→ **GIVEN INSTRUCTION**: Reproduce nothing but the lines from the start of the material through the line that includes "plt.rcParams['font.family'] = ['Liberation", both ends included, and omit every picture.

→ **DATA SECTION**:
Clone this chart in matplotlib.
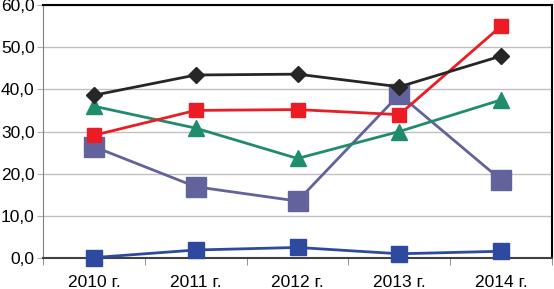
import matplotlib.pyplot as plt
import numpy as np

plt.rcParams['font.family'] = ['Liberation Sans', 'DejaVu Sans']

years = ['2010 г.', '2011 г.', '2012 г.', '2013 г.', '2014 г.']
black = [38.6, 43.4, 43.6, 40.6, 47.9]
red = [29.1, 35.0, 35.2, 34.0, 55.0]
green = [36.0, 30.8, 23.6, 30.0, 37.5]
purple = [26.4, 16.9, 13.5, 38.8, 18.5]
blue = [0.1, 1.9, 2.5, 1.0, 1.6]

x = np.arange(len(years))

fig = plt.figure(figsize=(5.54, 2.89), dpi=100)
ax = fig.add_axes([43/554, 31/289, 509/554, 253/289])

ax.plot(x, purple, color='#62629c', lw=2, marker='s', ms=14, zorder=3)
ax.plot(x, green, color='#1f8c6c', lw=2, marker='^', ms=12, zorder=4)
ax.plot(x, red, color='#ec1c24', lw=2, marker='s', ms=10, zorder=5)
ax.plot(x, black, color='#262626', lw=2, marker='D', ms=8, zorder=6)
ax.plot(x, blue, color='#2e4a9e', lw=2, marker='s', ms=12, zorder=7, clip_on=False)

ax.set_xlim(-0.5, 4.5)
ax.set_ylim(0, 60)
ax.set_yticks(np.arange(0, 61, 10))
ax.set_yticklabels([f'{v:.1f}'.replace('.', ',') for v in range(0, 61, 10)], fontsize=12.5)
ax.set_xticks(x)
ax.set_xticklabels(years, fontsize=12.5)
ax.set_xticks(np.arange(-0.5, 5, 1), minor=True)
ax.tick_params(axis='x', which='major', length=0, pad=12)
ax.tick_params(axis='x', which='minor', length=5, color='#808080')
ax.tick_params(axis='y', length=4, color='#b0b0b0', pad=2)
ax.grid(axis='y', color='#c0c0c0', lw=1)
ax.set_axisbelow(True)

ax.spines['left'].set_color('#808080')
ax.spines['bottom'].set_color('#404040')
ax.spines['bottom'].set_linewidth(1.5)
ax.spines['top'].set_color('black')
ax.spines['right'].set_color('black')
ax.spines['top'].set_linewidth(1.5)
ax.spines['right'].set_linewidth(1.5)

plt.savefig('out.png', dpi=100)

→ **RESULT OF THIS EXERCISE**:
Clone this chart in matplotlib.
import matplotlib.pyplot as plt
import numpy as np

plt.rcParams['font.family'] = ['Liberation Sans', 'DejaVu Sans']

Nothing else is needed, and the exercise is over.